Much quicker pace to the points in this set right off the bat, and the points that are being played out are still being dominated by Verdasco. In his first three service games, Verdasco did not drop a single point, but on his next service game it went to 4 advantages to Nadal before he held his serve. Nadal’s serve looked much better in this set (89% first serves), giving him a lot of cheap points and save some energy. It started looking a lot like the first set with both men staying on serve, but now Verdasco served to stay in the set at 4-5. After a grueling, long point with a stunning forehand on the run from Nadal, it set up the break point and ultimately gave Nadal the set 6-4. Both men have played an extremely high level of tennis at this point, and now they start the third set essentially even – aside from two hours of running around and pummeling every ball.
The second game of this set was a fucking marathon on Verdasco’s serve…both players were sucking wind half-way into the game, but Nadal was the fresher of the two, which lead to the break of serve. Right after being broken, Verdasco comes back with a break of Nadal’s serve without giving up a single point. And then again…just when you felt the set was easily in Nadal’s hands, after he broke serve for a second time, Verdasco breaks back with more quick points and hard-hitting returns. The service games in this set looked the most impressive so far for both players, even with the breaks of serve. This set went to a tiebreaker, where Nadal took complete control; Verdasco had 3 awful unforced errors, and with a 5-2 lead in the breaker, there was virtually no chance Nadal was going to let this set slip away. Nadal gave the breaker an exclamation point with an ace, winning 7-2 and now taken a 2-1 set lead. I don’t really see any chance Verdasco coming back from this deficit, but then again, I didn’t really expect it to be going to a fourth set.

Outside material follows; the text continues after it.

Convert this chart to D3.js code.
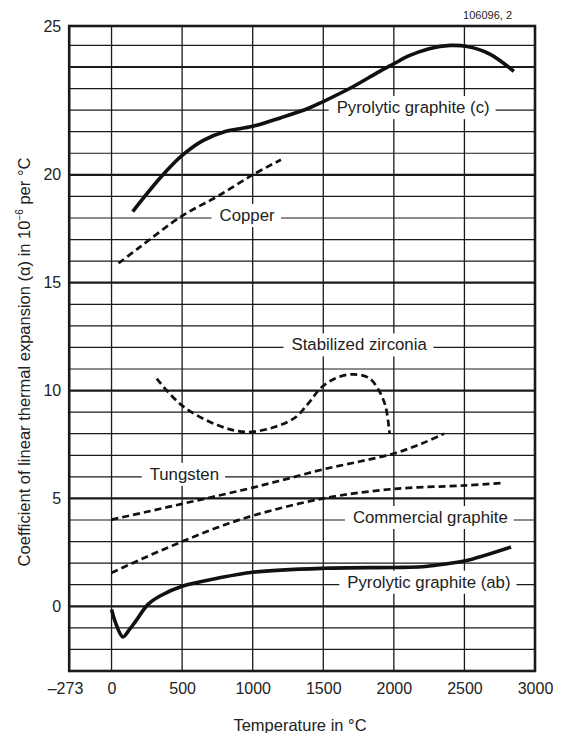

After another tiring first service game, Verdasco is looking considerably more sluggish in this set. During the 2-1 and 3-2 change overs, the trainer came out and started rubbing Verdasco’s legs, and you could see in his body language and movement that he’s feeling it. Going into the 6th game of the set, the match was already nearing the 4-hour mark, which feeds into Nadal’s game ’cause he’s just a freak of nature. It hits midnight in Melbourne when the players go into the 11th game of the fourth, tied at 5 all. Verdasco is playing with so much heart, and at the same time intelligently picking which points to really give it his all on. There were at least two times in this set where it seemed like it was over, and he just kept fighting back… all the time he’s doing this against the world’s number one player, who is having a great game himself (other than his service return).
Pretty fitting that the fourth set goes to a tiebreaker as well. I can’t even believe I’m writing this, but Verdasco completely out-hit and out-played Nadal in the tiebreaker. Verdasco is now easily on his sixth wind, and beat the shit out of the ball in this breaker to win a decisive 7-1, forcing this epic battle into a fifth and final set (7-1 is the worst lose Nadal has faced in a tiebreaker). People will look back at this match in years to come – this is where Fernando Verdasco makes his mark on the tennis world. Two amazing leftie Spaniards are putting on such a show even with the match approaching the four and a half hour mark. When’s the last time you did ANYTHING physically draining for four and a half hours? Just think about that…
It’s now 5:20 a.m. Friday morning in Los Angeles and 12:20 a.m. in Melbourne; ESPN decided to broadcast this final set commercial-free. The players keep pushing on, making it look like this is the opening set. At 4 hours and 41 minutes into this match, Verdasco had his biggest serve of the match, clocking in at 138 mph. Nadal breezes through with his service games, while Verdasco continues to struggle to hold, fighting off 5 break points in his first four service games. Verdasco is definitely running on fumes, by the 7th game of the set, which shows with his shaky first serves, and as he resigns to a slice backhand rather than his powerful two-hander.
At 5 hours and 10 minutes into the match, Verdasco steps on the court to serve at 4-5. The first point was the longest rally of the match, as Verdasco hits an extremely tired backhand slice into the net on the 29th stroke of the point. It looked like Verdasco was down and out after this point – he loses the next two points and faces a triple break point, which would give Nadal the match. After fighting off two of those match points, Verdasco goes out of the tournament on a double fault.
Conclusion to this Epic
The match went 5 hours and 14 minutes, which is the longest match ever played at the Australian Open, and is also longer than the longest match ever played at Wimbledon. This was easily the best tennis match I’ve ever seen in my life. It was even better than the match in the 1996 US Open, where Pete Sampras played an epic Quarter-final match against Alex Corretja (this went four hours, and Sampras threw up during the match). Fernando Verdasco should feel proud of his play, even though losing after giving it 150%, he should still hold his head up high. He took the world’s number one player to the absolute limit, leading to a wonderful competition. As I expected, after the final point, Nadal climbed over the net to hug his countryman after producing such a fantastic match.
Really not sure how Nadal is going to fair in two days having to go against Roger Federer in the final. This is Nadal’s first final at the Australian Open, and he leads the head-to-head game play 12-6 against Federer, but I don’t know how much energy he’ll have for that match.